Dit was gelukt. Nu nog oversteken. En dat, lieve mensen, dat blijkt hier een vak apart, zo niet topsport. Iemand heeft een keer in een helder moment bedacht om gele zebrapaden te verven op de grijze keien, maar die zijn er duidelijk alleen maar voor de sier. Rondom het plein zijn allemaal stoplichten voor auto’s, niet voor voetgangers. Het zijn vier kruispunten, op elke hoek een. En om de overkant van de weg te bereiken, moet je precies het moment kiezen tussen dat het stoplicht van de ene kant op rood springt en die van de andere kant op groen. Dat is een tijdslot van ongeveer een halve seconde. Dat betekent dus gewoon: rennen. Hard. Het is een erg lachwekkend gezicht, als het niet zo levensgevaarlijk zou zijn en nog meer als ik er zelf geen onderdeel van was.
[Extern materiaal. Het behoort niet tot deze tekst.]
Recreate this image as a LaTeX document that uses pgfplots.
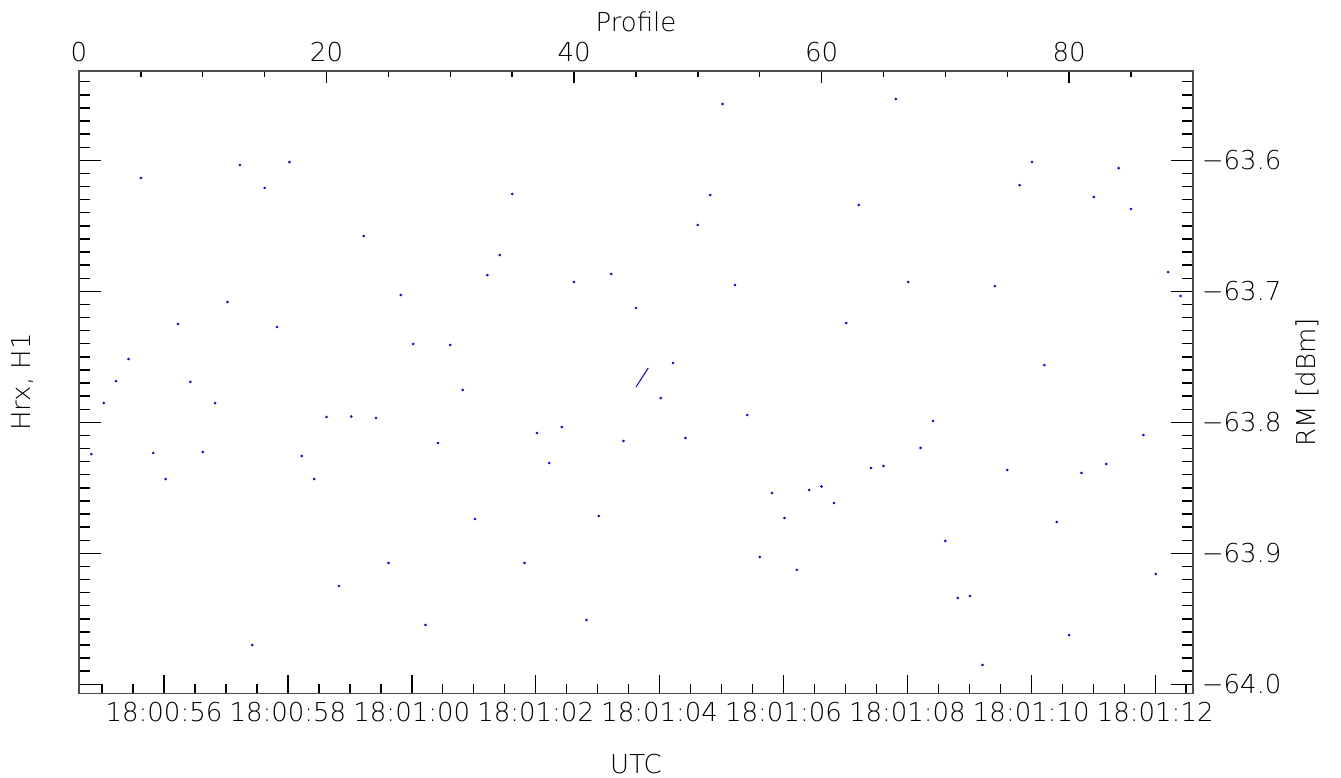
\documentclass[border=0pt]{standalone}
\usepackage{fontspec}
\setmainfont{DejaVu Sans ExtraLight}
\usepackage{pgfplots}
\pgfplotsset{compat=1.18}

\pgfplotsset{
  box/.style={
    width=1114pt, height=622.3pt, scale only axis,
    axis line style={line width=1.4pt, black!70},
    every tick/.style={line width=1.4pt, black},
    tick label style={font=\fontsize{26}{31}\selectfont},
    label style={font=\fontsize{26}{31}\selectfont},
  },
}

\begin{document}
\fontsize{26}{31}\selectfont
\begin{tikzpicture}
\useasboundingbox (-79pt,-84.7pt) rectangle (1262pt,693.3pt);

% profile axis on top, holds the data
\begin{axis}[box,
  xmin=0, xmax=90, ymin=-64.00687, ymax=-63.5318,
  xtick={0,20,40,60,80}, xticklabels={0,20,40,60,80},
  minor xtick={5,10,15,25,30,35,45,50,55,65,70,75,85},
  xtick pos=right, xticklabel pos=right,
  ytick=\empty,
  major tick length=12pt, minor tick length=6pt,
  xlabel={Profile},
  xlabel style={at={(axis description cs:0.5,1)}, anchor=center, yshift=49.3pt},
]
\addplot[only marks, mark=*, mark size=1.1pt, blue] coordinates {
  (1,-63.8242) (2,-63.7853) (3,-63.7685) (4,-63.7517) (5,-63.6135)
  (6,-63.8234) (7,-63.8433) (8,-63.7250) (9,-63.7692) (10,-63.8227)
  (11,-63.7853) (12,-63.7082) (13,-63.6036) (14,-63.9700) (15,-63.6211)
  (16,-63.7273) (17,-63.6013) (18,-63.8257) (19,-63.8433) (20,-63.7960)
  (21,-63.9250) (22,-63.7956) (23,-63.6578) (24,-63.7967) (25,-63.9074)
  (26,-63.7028) (27,-63.7402) (28,-63.9547) (29,-63.8158) (30,-63.7410)
  (31,-63.7753) (32,-63.8738) (33,-63.6876) (34,-63.6723) (35,-63.6257)
  (36,-63.9074) (37,-63.8082) (38,-63.8311) (39,-63.8036) (40,-63.6929)
  (41,-63.9509) (42,-63.8715) (43,-63.6868) (44,-63.8143) (45,-63.7127)
  (47,-63.7815) (48,-63.7547) (49,-63.8120) (50,-63.6494)
  (51,-63.6265) (52,-63.5570) (53,-63.6952) (54,-63.7944) (55,-63.9028)
  (56,-63.8540) (57,-63.8731) (58,-63.9127) (59,-63.8517) (60,-63.8490)
  (61,-63.8616) (62,-63.7242) (63,-63.6341) (64,-63.8349) (65,-63.8334)
  (66,-63.5532) (67,-63.6929) (68,-63.8196) (69,-63.7990) (70,-63.8906)
  (71,-63.9341) (72,-63.9326) (73,-63.9853) (74,-63.6960) (75,-63.8364)
  (76,-63.6189) (77,-63.6013) (78,-63.7563) (79,-63.8761) (80,-63.9624)
  (81,-63.8387) (82,-63.6280) (83,-63.8318) (84,-63.6059) (85,-63.6372)
  (86,-63.8097) (87,-63.9158) (88,-63.6853) (89,-63.7036) (90,-63.6769)
};
\addplot[blue, line width=1pt] coordinates {(45,-63.7731) (46,-63.7585)};
\end{axis}

% RM scale, ticks both sides, numbers on the right
\begin{axis}[box,
  xmin=0, xmax=90, ymin=-64.00687, ymax=-63.5318,
  xtick=\empty,
  ytick={-64,-63.9,-63.8,-63.7,-63.6},
  yticklabels={−64.0,−63.9,−63.8,−63.7,−63.6},
  minor ytick={-63.99,-63.98,...,-63.535},
  ytick pos=both, yticklabel pos=right,
  major tick length=22pt, minor tick length=11pt,
  ylabel={RM [dBm]},
  ylabel style={at={([xshift=114.5pt]axis description cs:1,0.5)}, anchor=center},
]
\end{axis}

% UTC axis at the bottom
\begin{axis}[box,
  xmin=-1.372, xmax=16.61, ymin=0, ymax=1,
  ytick=\empty,
  xtick={0,2,4,6,8,10,12,14,16},
  xticklabels={18:00:56,18:00:58,18:01:00,18:01:02,18:01:04,18:01:06,18:01:08,18:01:10,18:01:12},
  minor xtick={-1,-0.5,...,16.5},
  xtick pos=left, xticklabel pos=left,
  major tick length=18pt, minor tick length=9pt,
  xlabel={UTC},
  xlabel style={at={(axis description cs:0.5,0)}, anchor=center, yshift=-70.7pt},
  ylabel={Hrx, H1},
  ylabel style={at={([xshift=-56pt]axis description cs:0,0.5)}, anchor=center},
]
\end{axis}
\end{tikzpicture}
\end{document}
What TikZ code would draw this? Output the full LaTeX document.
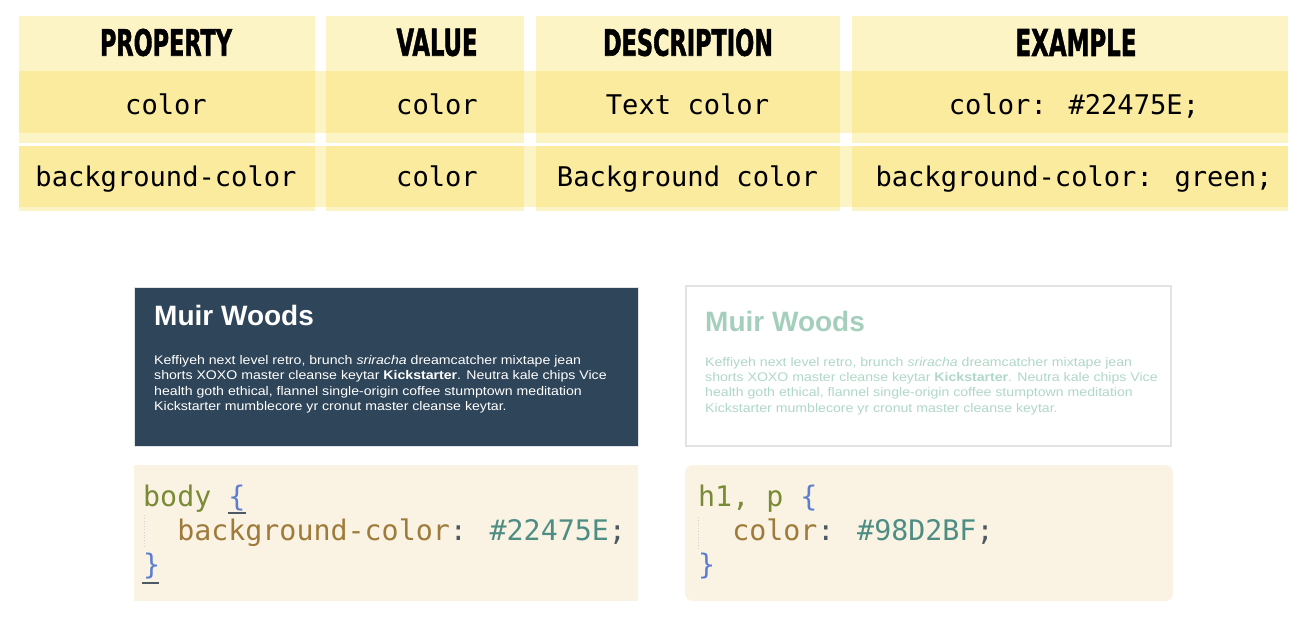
\documentclass[tikz,border=0pt]{standalone}
\usepackage{fontspec}
\setmainfont{Liberation Sans}
\newfontfamily\monof{DejaVu Sans Mono}
\newfontfamily\headf{DejaVu Sans Condensed}[BoldFeatures={FakeBold=1.6}]
\definecolor{hdrlight}{HTML}{FDF4C6}
\definecolor{rowdark}{HTML}{FAEB9F}
\definecolor{darkpanel}{HTML}{2F4559}
\definecolor{panelborder}{HTML}{E3E3E3}
\definecolor{titlegreen}{HTML}{A5CFBC}
\definecolor{paragreen}{HTML}{B0D8C6}
\definecolor{codebg}{HTML}{FAF3E3}
\definecolor{cdolive}{HTML}{7A8B35}
\definecolor{cdbrown}{HTML}{9E7B3B}
\definecolor{cdteal}{HTML}{4E8D84}
\definecolor{cdblue}{HTML}{5C7ED0}
\definecolor{cdpunct}{HTML}{4E5A63}
\newcommand{\hdtxt}[3]{\resizebox{#1bp}{#2bp}{\headf\bfseries #3}}
\newcommand{\wide}[1]{\scalebox{1.13}[1]{#1}}
\newcommand{\lineA}{\wide{Keffiyeh next level retro, brunch \textit{sriracha} dreamcatcher mixtape jean}}
\newcommand{\lineB}{\wide{shorts XOXO master cleanse keytar \textbf{Kickstarter}. Neutra kale chips Vice}}
\newcommand{\lineC}{\wide{health goth ethical, flannel single-origin coffee stumptown meditation}}
\newcommand{\lineD}{\wide{Kickstarter mumblecore yr cronut master cleanse keytar.}}
\tikzset{
  x=1bp, y=-1bp,
  cell/.style={anchor=base, inner sep=0pt, font=\monof\fontsize{27.1bp}{30bp}\selectfont},
  head/.style={inner sep=0pt},
  para/.style={anchor=base west, inner sep=0pt, font=\fontsize{12.5bp}{15bp}\selectfont},
  ttl/.style={anchor=base west, inner sep=0pt, font=\bfseries\fontsize{28bp}{30bp}\selectfont},
  code/.style={anchor=base west, inner sep=0pt, font=\monof\fontsize{28.3bp}{34bp}\selectfont},
  guide/.style={draw=black!18, line width=0.8bp, dotted},
  brmatch/.style={draw=cdpunct, line width=1.4bp}
}
\begin{document}
\begin{tikzpicture}
\useasboundingbox (0,0) rectangle (1314,625);
\fill[white] (0,0) rectangle (1314,625);
% ---------- table ----------
\fill[hdrlight] (19,71) rectangle (1288,133);
\fill[hdrlight] (19,146) rectangle (1288,207);
\foreach \a/\b in {19/315,326/524,536/840,852/1288}{
  \fill[hdrlight] (\a,16) rectangle (\b,71);
  \fill[rowdark] (\a,71) rectangle (\b,133);
  \fill[hdrlight] (\a,133) rectangle (\b,143);
  \fill[rowdark] (\a,146) rectangle (\b,207);
  \fill[hdrlight] (\a,207) rectangle (\b,211);
}
\node[head] (hprop) at (166,42.5) {\hdtxt{132}{27}{PROPERTY}};
\node[head] (hval) at (437,42.5) {\hdtxt{81}{27}{VALUE}};
\node[head] (hdesc) at (688,42.5) {\hdtxt{170}{27}{DESCRIPTION}};
\node[head] (hex) at (1076,42.5) {\hdtxt{121}{27}{EXAMPLE}};
\node[cell] (r1a) at (166,115) {color};
\node[cell] (r1b) at (437,115) {color};
\node[cell] (r1c) at (687.5,115) {Text color};
\node[cell] (r1d) at (1074,115) {color: \#22475E;};
\node[cell] (r2a) at (166,187) {background-color};
\node[cell] (r2b) at (437,187) {color};
\node[cell] (r2c) at (687.5,187) {Background color};
\node[cell] (r2d) at (1074,187) {background-color: green;};
% ---------- dark panel ----------
\filldraw[fill=darkpanel, draw=panelborder, line width=0.8bp] (134,287) rectangle (638,446);
\node[ttl, text=white] (dtitle) at (154,325) {Muir Woods};
\node[para, text=white] (dl1) at (154,364) {\lineA};
\node[para, text=white] (dl2) at (154,379.5) {\lineB};
\node[para, text=white] (dl3) at (154,395) {\lineC};
\node[para, text=white] (dl4) at (154,410.5) {\lineD};
% ---------- light panel ----------
\filldraw[fill=white, draw=panelborder, line width=2.5bp] (686,286) rectangle (1171,446);
\node[ttl, text=titlegreen] (ltitle) at (705,331) {Muir Woods};
\node[para, text=paragreen] (ll1) at (705,366) {\lineA};
\node[para, text=paragreen] (ll2) at (705,381) {\lineB};
\node[para, text=paragreen] (ll3) at (705,396.5) {\lineC};
\node[para, text=paragreen] (ll4) at (705,412) {\lineD};
% ---------- code panels ----------
\fill[codebg] (134,465) rectangle (638,601);
\fill[codebg, rounded corners=8bp] (685,465) rectangle (1173,601);
\node[code] (c1a) at (143,506) {\textcolor{cdolive}{body} \textcolor{cdblue}{\{}};
\node[code] (c1b) at (143,540) {\ \ \textcolor{cdbrown}{background-color}\textcolor{cdpunct}{:} \textcolor{cdteal}{\#22475E}\textcolor{cdpunct}{;}};
\node[code] (c1c) at (143,574) {\textcolor{cdblue}{\}}};
\draw[guide] (144,515) -- (144,547);
\draw[brmatch] (228,513) -- (246,513);
\draw[brmatch] (142,583) -- (159,583);
\node[code] (c2a) at (698,506) {\textcolor{cdolive}{h1, p} \textcolor{cdblue}{\{}};
\node[code] (c2b) at (698,540) {\ \ \textcolor{cdbrown}{color}\textcolor{cdpunct}{:} \textcolor{cdteal}{\#98D2BF}\textcolor{cdpunct}{;}};
\node[code] (c2c) at (698,574) {\textcolor{cdblue}{\}}};
\draw[guide] (698,517) -- (698,548);
\end{tikzpicture}
\end{document}
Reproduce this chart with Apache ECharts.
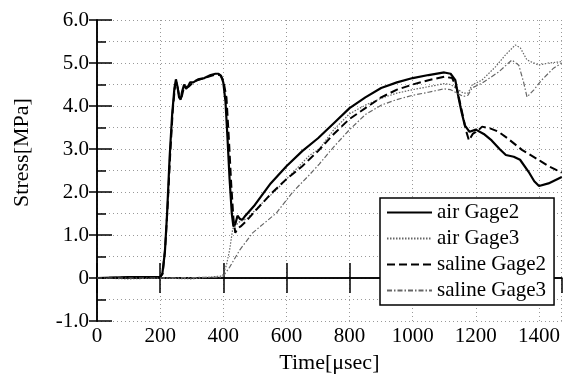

Maar goed. We spelen dit spelletje mee.
En nu schrijf ik dit, aan een tafeltje van een restaurant, aan de straat, waar de serveerster me bij die tafel zomaar complimenteerde met mijn mooie ogen (ik verstond het zowaar), het stel naast mij serieus al anderhalf uur aan het kibbelen is over het programma van morgen en probeer ik te wennen aan het drukke verkeer, het bijbehorende getoeter, de vele rondjesrijdende politieauto’s en al wat anders is aan een stad, dan aan de paradijselijke stilte van Holbox. En het is goed. Links van me de wielen over de keien, rechts de mensen van hier die in steeds mooiere kledij langslopen als ware het een catwalk. Glitters, roodgestifte lippen, mannen in stijfgestreken overhemden, de kleine meisjes met strikken in hun haren, rennend in een Mickey Mouse jurk. Zelfs de baby’s dragen chique tenue. Steeds een nieuw parfum waait voorbij. Net als ik bedenk dat we in Nederland ook wel wat beter ons best mogen doen, dat het straatbeeld daar best van opknappen zou, blijkt het toch niet helemaal gebruikelijk, deze parade. Uit het niets verschijnt een bruidspaar, iedereen loopt inderdaad richting de kathedraal. Zij straalt, hij straalt, de moeder van de bruid kijkt vooral waterig. Het koppel houdt elkaars handen stevig vast.
Vanavond wordt er getrouwd in Valladolid. En ik ben er een beetje bij.